** Begin RECORDS FOR THIS EXERCISE **

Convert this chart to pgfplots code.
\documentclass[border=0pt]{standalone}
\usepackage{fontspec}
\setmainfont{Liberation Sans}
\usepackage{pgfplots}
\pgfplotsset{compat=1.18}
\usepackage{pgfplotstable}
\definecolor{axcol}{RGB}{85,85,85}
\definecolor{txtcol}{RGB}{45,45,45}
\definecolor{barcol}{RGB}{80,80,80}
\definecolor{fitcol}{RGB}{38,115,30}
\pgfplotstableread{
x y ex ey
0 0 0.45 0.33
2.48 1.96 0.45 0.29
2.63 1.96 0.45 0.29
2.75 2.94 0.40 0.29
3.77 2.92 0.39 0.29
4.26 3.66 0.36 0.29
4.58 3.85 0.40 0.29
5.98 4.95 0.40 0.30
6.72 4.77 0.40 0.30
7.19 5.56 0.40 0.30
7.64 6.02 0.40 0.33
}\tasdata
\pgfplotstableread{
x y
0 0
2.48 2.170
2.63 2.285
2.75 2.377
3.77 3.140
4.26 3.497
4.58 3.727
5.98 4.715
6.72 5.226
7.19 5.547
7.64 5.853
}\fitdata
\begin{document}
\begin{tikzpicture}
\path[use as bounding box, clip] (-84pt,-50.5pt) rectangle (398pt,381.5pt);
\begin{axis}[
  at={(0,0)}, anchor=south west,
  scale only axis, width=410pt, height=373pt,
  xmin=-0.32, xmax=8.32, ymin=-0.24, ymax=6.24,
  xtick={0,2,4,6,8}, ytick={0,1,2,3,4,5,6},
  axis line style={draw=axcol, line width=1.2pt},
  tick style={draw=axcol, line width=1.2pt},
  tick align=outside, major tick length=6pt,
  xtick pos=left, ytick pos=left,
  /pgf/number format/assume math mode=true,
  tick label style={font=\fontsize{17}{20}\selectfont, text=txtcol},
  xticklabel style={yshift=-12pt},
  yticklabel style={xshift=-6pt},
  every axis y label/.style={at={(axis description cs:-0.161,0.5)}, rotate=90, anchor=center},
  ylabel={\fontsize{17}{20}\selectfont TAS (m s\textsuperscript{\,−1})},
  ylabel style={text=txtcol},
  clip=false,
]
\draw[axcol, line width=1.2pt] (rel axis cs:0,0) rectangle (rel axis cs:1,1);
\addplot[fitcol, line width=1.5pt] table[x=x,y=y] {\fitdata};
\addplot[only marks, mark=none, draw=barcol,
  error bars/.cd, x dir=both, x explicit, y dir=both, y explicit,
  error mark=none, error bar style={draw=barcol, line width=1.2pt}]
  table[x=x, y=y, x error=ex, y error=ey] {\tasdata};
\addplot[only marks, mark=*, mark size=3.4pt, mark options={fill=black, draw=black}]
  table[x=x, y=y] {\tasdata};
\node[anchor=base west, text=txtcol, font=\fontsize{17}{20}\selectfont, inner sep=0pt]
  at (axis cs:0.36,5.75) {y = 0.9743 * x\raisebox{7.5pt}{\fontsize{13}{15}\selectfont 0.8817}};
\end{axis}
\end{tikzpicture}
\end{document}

** End RECORDS FOR THIS EXERCISE **
** Begin RECORDS FOR THIS EXERCISE **

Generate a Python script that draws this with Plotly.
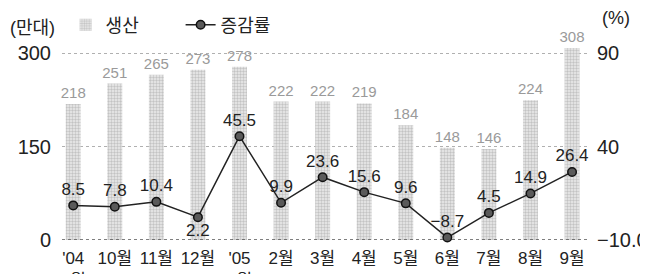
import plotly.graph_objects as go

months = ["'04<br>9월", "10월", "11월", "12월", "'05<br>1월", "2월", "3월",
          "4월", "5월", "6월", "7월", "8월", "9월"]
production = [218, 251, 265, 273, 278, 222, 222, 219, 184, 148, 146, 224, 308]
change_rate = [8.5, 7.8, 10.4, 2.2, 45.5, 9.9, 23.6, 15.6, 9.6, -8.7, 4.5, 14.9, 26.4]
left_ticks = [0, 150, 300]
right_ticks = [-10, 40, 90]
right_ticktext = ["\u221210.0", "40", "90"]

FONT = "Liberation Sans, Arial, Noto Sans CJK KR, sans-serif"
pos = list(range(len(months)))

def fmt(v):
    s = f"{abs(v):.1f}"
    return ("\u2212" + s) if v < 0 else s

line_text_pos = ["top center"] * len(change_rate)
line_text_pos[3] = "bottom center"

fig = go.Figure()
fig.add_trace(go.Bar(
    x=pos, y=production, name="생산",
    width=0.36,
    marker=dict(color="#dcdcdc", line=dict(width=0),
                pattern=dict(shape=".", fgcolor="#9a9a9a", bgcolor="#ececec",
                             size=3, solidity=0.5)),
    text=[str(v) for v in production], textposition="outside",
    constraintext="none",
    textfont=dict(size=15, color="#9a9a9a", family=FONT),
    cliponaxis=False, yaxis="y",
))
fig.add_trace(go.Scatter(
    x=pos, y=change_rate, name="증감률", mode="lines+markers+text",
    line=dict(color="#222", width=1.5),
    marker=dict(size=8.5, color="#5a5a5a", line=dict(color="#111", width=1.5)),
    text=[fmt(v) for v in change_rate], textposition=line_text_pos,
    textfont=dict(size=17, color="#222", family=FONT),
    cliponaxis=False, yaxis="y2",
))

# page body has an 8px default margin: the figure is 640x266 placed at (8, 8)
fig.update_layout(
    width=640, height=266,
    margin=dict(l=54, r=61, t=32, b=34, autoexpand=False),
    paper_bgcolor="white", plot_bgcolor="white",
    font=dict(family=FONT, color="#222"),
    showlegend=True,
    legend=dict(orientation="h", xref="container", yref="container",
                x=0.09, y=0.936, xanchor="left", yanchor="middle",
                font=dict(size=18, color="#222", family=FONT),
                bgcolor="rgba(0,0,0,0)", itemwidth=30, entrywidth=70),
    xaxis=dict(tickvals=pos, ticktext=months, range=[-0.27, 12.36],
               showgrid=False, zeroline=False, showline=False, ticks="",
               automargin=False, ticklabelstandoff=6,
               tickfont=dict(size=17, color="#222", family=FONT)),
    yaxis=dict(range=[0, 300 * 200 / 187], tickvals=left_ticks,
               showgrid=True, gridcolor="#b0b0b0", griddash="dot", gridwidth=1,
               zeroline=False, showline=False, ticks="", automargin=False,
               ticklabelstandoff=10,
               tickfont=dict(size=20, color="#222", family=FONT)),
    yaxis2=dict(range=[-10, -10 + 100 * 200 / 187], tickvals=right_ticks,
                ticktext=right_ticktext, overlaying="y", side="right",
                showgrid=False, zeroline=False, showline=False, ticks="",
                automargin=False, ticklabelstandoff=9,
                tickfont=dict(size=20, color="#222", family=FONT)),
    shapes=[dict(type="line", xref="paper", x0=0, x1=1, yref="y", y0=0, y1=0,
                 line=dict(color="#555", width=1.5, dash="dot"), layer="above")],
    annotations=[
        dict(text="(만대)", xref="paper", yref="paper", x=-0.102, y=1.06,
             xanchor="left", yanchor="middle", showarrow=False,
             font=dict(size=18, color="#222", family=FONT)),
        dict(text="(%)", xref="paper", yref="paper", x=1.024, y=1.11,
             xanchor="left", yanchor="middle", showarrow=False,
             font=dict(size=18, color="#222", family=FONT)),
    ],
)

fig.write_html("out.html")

** End RECORDS FOR THIS EXERCISE **

GIVEN INSTRUCTION: Set down, word for word, the lines from the one holding "Generate a Python" through the one holding "import plotly.graph_objects as go". Skip the pictures.

COMPLETE OUTPUT:
Generate a Python script that draws this with Plotly.
import plotly.graph_objects as go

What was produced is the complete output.